Amid the details of what features the new smartphones will bring, Samsung added one unusual but topical detail. Samsung’s new flagship phones will have bits of recycled waste in them.

The South Korean electronics giant said the latest phones will have components that have been made with recycled plastic bottles and fishing nets. These materials will be first turned into polyamide resin pellets, and then be used to form the brackets that hold the power and volume buttons on the phone.

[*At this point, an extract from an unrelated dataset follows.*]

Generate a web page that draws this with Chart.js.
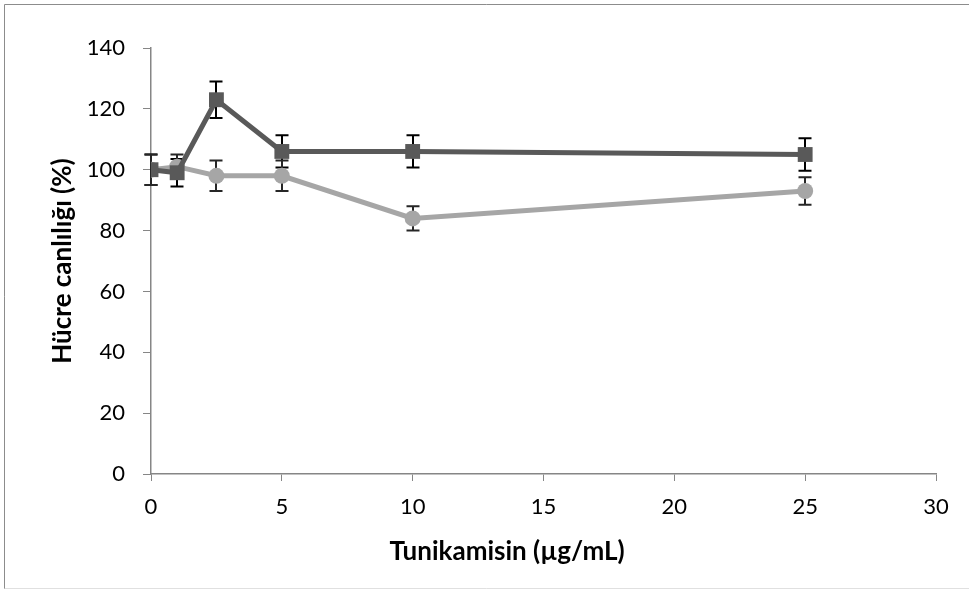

The use of recycled plastics in phones is part of the ‘Galaxy for the Planet’ plan, which seeks to eliminate plastics from being used in packaging and stop manufacturing waste from ending up in landfills by 2025. The plan was launched by Samsung in 2021, and the company had pledged to introduce recycled materials in many of its household appliances by 2025 during this year’s Consumer Electronics Show.

E-waste is a growing concern around the world as consumption of electronics has increased but recycling still remains slow in many parts of the world. Globally, 50 million tonnes of e-waste are generated but only a fraction is ever recycled, leading to a bulk of the waste being sent to landfills.

Consumer electronics like smartphones today signify one of the most common forms of e-waste as older phones often do not get recycled. Smartphones contain several different rare earth metals, precious metals and other recyclable materials but due to design, lack of proper training and low awareness they are not recycled that often.

But with leading manufacturers like Apple and Samsung continuing to introduce changes in how these smartphones are produced, and the stronger calls for the right to repair legislation in many countries, experts hope that more and more smartphones will be saved from going to landfills.

"Today, most consumers have no clue how damaging it is for the planet to regularly renew their smartphone hardware. Once they realise, sustainability will become a key way to differentiate between premium smartphone brands,” said Forrester analyst Thomas Husson to the BBC.